RAVENEA: A Benchmark for Multimodal Retrieval-Augmented Visual Culture Understanding
Abstract
As vision-language models (VLMs) become increasingly integrated into daily life, the need for accurate visual culture understanding is becoming critical. Yet, these models frequently fall short in interpreting cultural nuances effectively. Prior work has demonstrated the effectiveness of retrieval-augmented generation (RAG) in enhancing cultural understanding in text-only settings, while its application in multimodal scenarios remains underexplored.

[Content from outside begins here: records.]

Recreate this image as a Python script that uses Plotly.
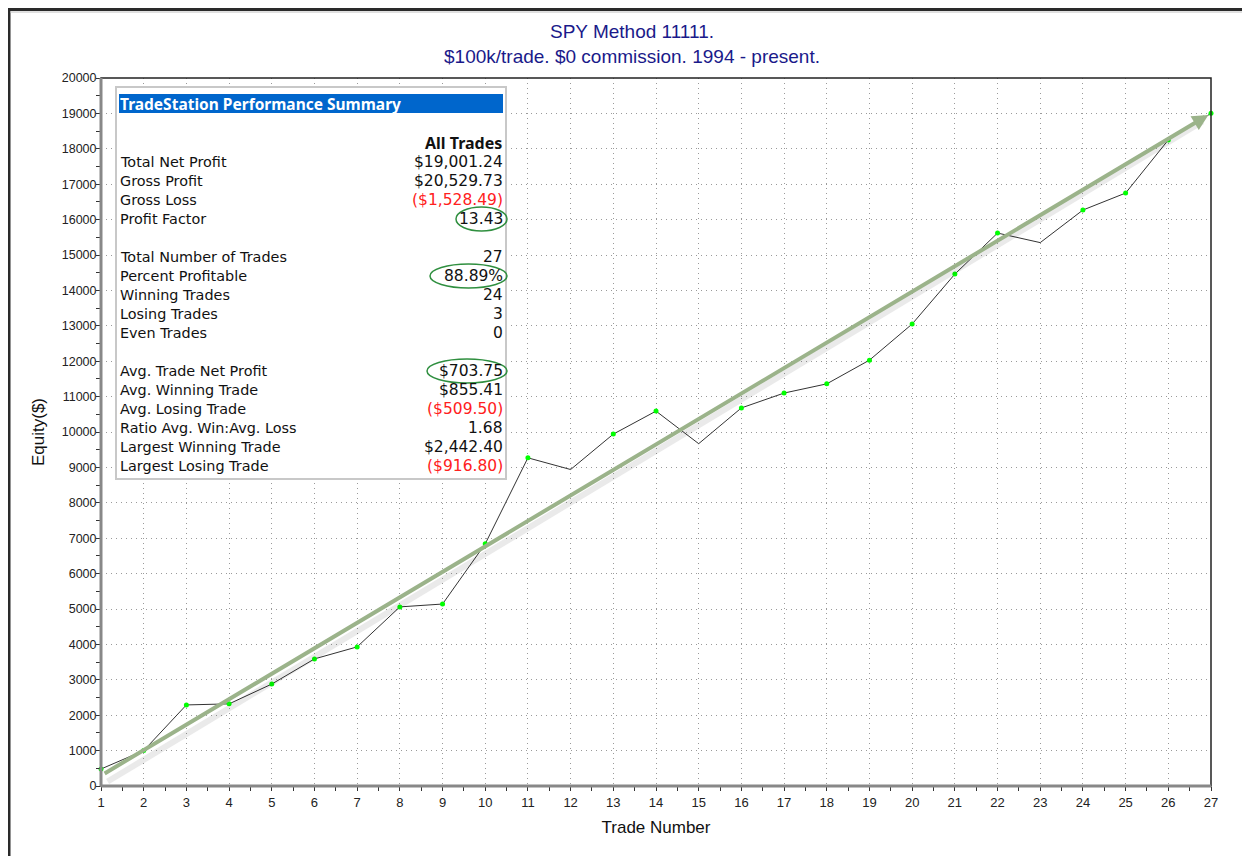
import plotly.graph_objects as go

# ---------------- data ----------------
trade_number = list(range(1, 28))
equity = [480, 1000, 2290, 2320, 2880, 3590, 3930, 5060, 5140, 6840,
          9270, 8940, 9940, 10590, 9670, 10680, 11100, 11360, 12030, 13050,
          14460, 15620, 15350, 16270, 16750, 18250, 19001.24]
losing_trades = [12, 15, 23]
trend_x = [1, 27]
trend_y = [330, 19001.24]

y_ticks = list(range(0, 20001, 1000))
x_ticks = list(range(1, 28))

summary_labels = ["Total Net Profit", "Gross Profit", "Gross Loss", "Profit Factor", "",
                  "Total Number of Trades", "Percent Profitable", "Winning Trades",
                  "Losing Trades", "Even Trades", "",
                  "Avg. Trade Net Profit", "Avg. Winning Trade", "Avg. Losing Trade",
                  "Ratio Avg. Win:Avg. Loss", "Largest Winning Trade", "Largest Losing Trade"]
summary_values = ["$19,001.24", "$20,529.73", "($1,528.49)", "13.43", "",
                  "27", "88.89%", "24", "3", "0", "",
                  "$703.75", "$855.41", "($509.50)", "1.68", "$2,442.40", "($916.80)"]

# ellipse left edges (reference pixels) for highlighted rows
circled_left = {"Profit Factor": 456, "Percent Profitable": 430, "Avg. Trade Net Profit": 427}

# ---------------- layout helpers (reference pixel -> paper) ----------------
OFF = 8                      # browser body margin
W, H = 1250 - OFF, 856 - OFF
L, R, T, B = 101, 1211, 78, 786   # plot area in reference pixels
def px(x):
    return (x - L) / (R - L)
def py(y):
    return (B - y) / (B - T)

win_x = [t for t in trade_number if t not in losing_trades]
win_y = [equity[t - 1] for t in win_x]

fig = go.Figure()
fig.add_trace(go.Scatter(x=trade_number, y=equity, mode="lines",
                         line=dict(color="#333333", width=1), hoverinfo="skip",
                         showlegend=False))
fig.add_trace(go.Scatter(x=win_x, y=win_y, mode="markers", cliponaxis=False,
                         marker=dict(color="#00ff00", size=5), showlegend=False))

LABEL_FONT = "DejaVu Sans"
HEAD_FONT = "Noto Sans"
annotations = []
shapes = []

# trend arrow shadow + arrow
annotations.append(dict(x=trend_x[1] - 0.2, y=trend_y[1] - 230, ax=trend_x[0] + 0.12, ay=trend_y[0] - 230,
                        xref="x", yref="y", axref="x", ayref="y", text="", showarrow=True,
                        arrowhead=0, arrowwidth=6, arrowcolor="rgba(0,0,0,0.08)"))
annotations.append(dict(x=trend_x[1], y=trend_y[1], ax=trend_x[0] + 0.05, ay=trend_y[0],
                        xref="x", yref="y", axref="x", ayref="y", text="", showarrow=True,
                        arrowhead=2, arrowsize=0.8, arrowwidth=4, standoff=3,
                        arrowcolor="#9bb38a"))

# plot frame
shapes.append(dict(type="rect", xref="paper", yref="paper", x0=0, x1=1, y0=0, y1=1,
                   line=dict(color="#222222", width=1.5), layer="above"))
shapes.append(dict(type="line", xref="paper", yref="paper", x0=0, x1=0, y0=0, y1=1,
                   line=dict(color="#888888", width=3), layer="above"))
shapes.append(dict(type="line", xref="paper", yref="paper", x0=0, x1=1, y0=0, y1=0,
                   line=dict(color="#888888", width=3), layer="above"))
# outer window border
shapes.append(dict(type="line", xref="paper", yref="paper", x0=px(9), x1=px(9), y0=py(870), y1=py(8),
                   line=dict(color="#2a2a2a", width=3)))
shapes.append(dict(type="line", xref="paper", yref="paper", x0=px(8), x1=px(1260), y0=py(9.5), y1=py(9.5),
                   line=dict(color="#2a2a2a", width=3)))
shapes.append(dict(type="line", xref="paper", yref="paper", x0=px(10), x1=px(1260), y0=py(12), y1=py(12),
                   line=dict(color="#c0c0c0", width=1)))

# summary table box
shapes.append(dict(type="rect", xref="paper", yref="paper", x0=px(116), x1=px(506), y0=py(479), y1=py(87),
                   fillcolor="white", line=dict(color="#c8c8c8", width=2), layer="above"))
shapes.append(dict(type="rect", xref="paper", yref="paper", x0=px(119), x1=px(503), y0=py(113), y1=py(94),
                   fillcolor="#0066cc", line=dict(width=0), layer="above"))
annotations.append(dict(x=px(118), y=py(104), xref="paper", yref="paper", xanchor="left", yanchor="middle",
                        text="<b>TradeStation Performance Summary</b>", showarrow=False,
                        font=dict(family=HEAD_FONT, size=15.5, color="white")))
annotations.append(dict(x=px(504), y=py(143), xref="paper", yref="paper", xanchor="right", yanchor="middle",
                        text="<b>All Trades</b>", showarrow=False,
                        font=dict(family=HEAD_FONT, size=16, color="#111111")))
row_y0, row_step = 162, 19
for i, (lab, val) in enumerate(zip(summary_labels, summary_values)):
    if not lab:
        continue
    yy = row_y0 + i * row_step
    annotations.append(dict(x=px(118), y=py(yy), xref="paper", yref="paper", xanchor="left", yanchor="middle",
                            text=lab, showarrow=False,
                            font=dict(family=LABEL_FONT, size=14.4, color="#111111")))
    col = "#ff2020" if val.startswith("(") else "#111111"
    annotations.append(dict(x=px(505), y=py(yy), xref="paper", yref="paper", xanchor="right", yanchor="middle",
                            text=val, showarrow=False,
                            font=dict(family=LABEL_FONT, size=15.5, color=col)))
    if lab in circled_left:
        shapes.append(dict(type="circle", xref="paper", yref="paper",
                           x0=px(circled_left[lab]), x1=px(507), y0=py(yy + 12), y1=py(yy - 12),
                           line=dict(color="#2f8f3f", width=1.5), layer="above"))

fig.update_layout(
    width=W, height=H,
    margin=dict(l=L - OFF, r=W - (R - OFF), t=T - OFF, b=H - (B - OFF)),
    paper_bgcolor="white", plot_bgcolor="white",
    title=dict(text="SPY Method 11111.<br>$100k/trade. $0 commission. 1994 - present.",
               x=(632 - OFF) / W, xref="container", xanchor="center",
               y=1 - (38 - OFF) / H, yref="container", yanchor="middle",
               font=dict(family="Liberation Sans", size=19, color="#1a1a8a")),
    font=dict(family="Liberation Sans", size=12, color="#222222"),
    xaxis=dict(range=[1, 27], tickvals=x_ticks, showgrid=True, gridcolor="#9a9a9a", griddash="1px,4px",
               gridwidth=1, zeroline=False, showline=False, ticks="outside", ticklen=4,
               tickcolor="#333333", tickfont=dict(size=13, color="#222222"),
               minor=dict(dtick=0.5, ticks="outside", ticklen=4, tickcolor="#333333", showgrid=False),
               title=dict(text="Trade Number", font=dict(size=17, color="#111111"), standoff=12)),
    yaxis=dict(range=[0, 20000], tickvals=y_ticks, tickformat="d", showgrid=True, gridcolor="#9a9a9a",
               griddash="1px,4px", gridwidth=1, zeroline=False, showline=False, ticks="outside", ticklen=4,
               ticklabelstandoff=-3,
               tickcolor="#333333", tickfont=dict(size=12.5, color="#222222"),
               minor=dict(dtick=500, ticks="outside", ticklen=4, tickcolor="#333333", showgrid=False),
               title=dict(text="Equity($)", font=dict(size=17, color="#111111"), standoff=12)),
    shapes=shapes, annotations=annotations,
)

fig.write_html("out.html")
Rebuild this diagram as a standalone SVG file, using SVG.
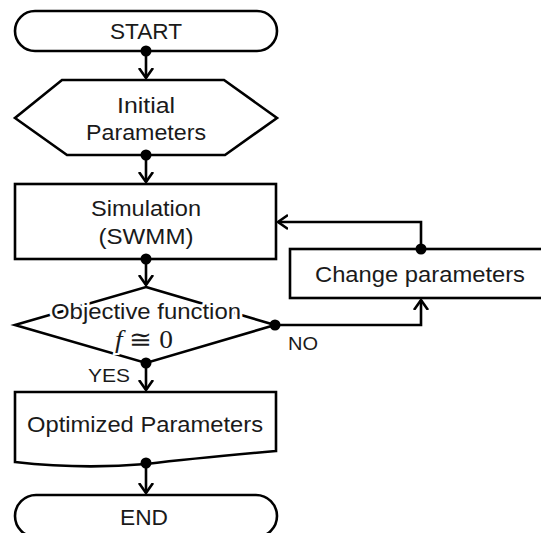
<svg xmlns="http://www.w3.org/2000/svg" width="541" height="533" viewBox="0 0 541 533">
<style>
.shape{fill:#fff;stroke:#000;stroke-width:2.6}
.t{font-family:"Liberation Sans",Arial,sans-serif;font-size:22px;fill:#1a1a1a;text-anchor:middle}
.lbl{font-family:"Liberation Sans",Arial,sans-serif;font-size:19px;fill:#1a1a1a}
.c{fill:none;stroke:#000;stroke-width:2.6}
.dot{fill:#000}
</style>
<defs>
<marker id="arr" markerWidth="20" markerHeight="20" viewBox="-10 -10 20 20" refX="0" refY="0" orient="auto" markerUnits="userSpaceOnUse">
<path d="M-10,-7 L0,0 L-10,7" fill="none" stroke="#000" stroke-width="2.6"/>
</marker>
</defs>
<rect width="541" height="533" fill="#fff"/>
<g id="start">
<rect class="shape" x="15" y="11" width="262" height="40" rx="20" ry="20"/>
<text class="t" x="146" y="39" textLength="72" lengthAdjust="spacingAndGlyphs">START</text>
</g>
<g id="initial">
<polygon class="shape" points="62,80 224,80 277,118 225,155 67,155 15,118"/>
<text class="t" x="146" y="113" textLength="58" lengthAdjust="spacingAndGlyphs">Initial</text>
<text class="t" x="146" y="140" textLength="120" lengthAdjust="spacingAndGlyphs">Parameters</text>
</g>
<g id="simulation">
<rect class="shape" x="15" y="184" width="261" height="75"/>
<text class="t" x="146" y="216" textLength="110" lengthAdjust="spacingAndGlyphs">Simulation</text>
<text class="t" x="146" y="244" textLength="95" lengthAdjust="spacingAndGlyphs">(SWMM)</text>
</g>
<g id="objective">
<polygon class="shape" points="146,287 275,325 146,363 15,325"/>
<text class="t" x="146" y="319" textLength="190" lengthAdjust="spacingAndGlyphs" stroke="#fff" stroke-width="5" paint-order="stroke">Objective function</text>
<text x="144" y="348" text-anchor="middle" font-family="'Liberation Serif','DejaVu Serif',serif" font-size="25" fill="#1a1a1a" stroke="#fff" stroke-width="4" paint-order="stroke" textLength="58" lengthAdjust="spacingAndGlyphs"><tspan font-style="italic">f</tspan> ≅ 0</text>
</g>
<g id="change">
<rect class="shape" x="290" y="249" width="260" height="49"/>
<text class="t" x="420" y="282" textLength="210" lengthAdjust="spacingAndGlyphs">Change parameters</text>
</g>
<g id="optimized">
<path class="shape" d="M15,392 H276 V451 C220,456 180,460 146,464 C100,468 50,466 15,462 Z"/>
<text class="t" x="145" y="432" textLength="236" lengthAdjust="spacingAndGlyphs">Optimized Parameters</text>
</g>
<g id="end">
<rect class="shape" x="15" y="495" width="262" height="42" rx="21" ry="21"/>
<text class="t" x="144" y="525" textLength="48" lengthAdjust="spacingAndGlyphs">END</text>
</g>
<g id="connectors">
<path class="c" d="M146,51 V78" marker-end="url(#arr)"/>
<path class="c" d="M146,155 V182" marker-end="url(#arr)"/>
<path class="c" d="M146,259 V285" marker-end="url(#arr)"/>
<path class="c" d="M146,363 V390" marker-end="url(#arr)"/>
<path class="c" d="M146,463 V493" marker-end="url(#arr)"/>
<path class="c" d="M275,325 H421 V300" marker-end="url(#arr)"/>
<path class="c" d="M421,249 V222 H278" marker-end="url(#arr)"/>
<circle class="dot" cx="146" cy="51" r="5.5"/>
<circle class="dot" cx="146" cy="155" r="5.5"/>
<circle class="dot" cx="146" cy="259" r="5.5"/>
<circle class="dot" cx="146" cy="363" r="5.5"/>
<circle class="dot" cx="146" cy="463" r="5.5"/>
<circle class="dot" cx="275" cy="325" r="5.5"/>
<circle class="dot" cx="421" cy="249" r="5.5"/>
<text class="lbl" x="288" y="350" textLength="30" lengthAdjust="spacingAndGlyphs">NO</text>
<text class="lbl" x="88" y="382" textLength="42" lengthAdjust="spacingAndGlyphs">YES</text>
</g>
</svg>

To bridge this gap, we introduce RAVENEA (Retrieval-Augmented Visual culturE uNdErstAnding), a new benchmark designed to advance visual culture understanding through retrieval, focusing on two tasks: culture-focused visual question answering (cVQA) and culture-informed image captioning (cIC). RAVENEA extends existing datasets by integrating over 10,000 unique Wikipedia documents curated and ranked by human annotators. Through the extensive evaluation on seven multimodal retrievers and fifteen VLMs, RAVENEA reveals some undiscovered findings: (i) In general, cultural grounding annotations can enhance multimodal retrieval and corresponding downstream tasks. (ii) Lightweight VLMs, when augmented with culture-aware retrieval, outperform their non-augmented counterparts (by at least 3.2% on cVQA and 6.2% on cIC). (iii) Performance varies widely across countries, with culture-aware retrieval augmented VLMs showing more stable results on Korean and Chinese contexts than in the other countries. These findings highlight the critical limitations of current multimodal retrievers and VLMs, and underscore the need to enhance RAG visual culture understanding. Our RAVENEA can serve as a foundational tool for advancing the study of RAG visual culture understanding of multimodal AI.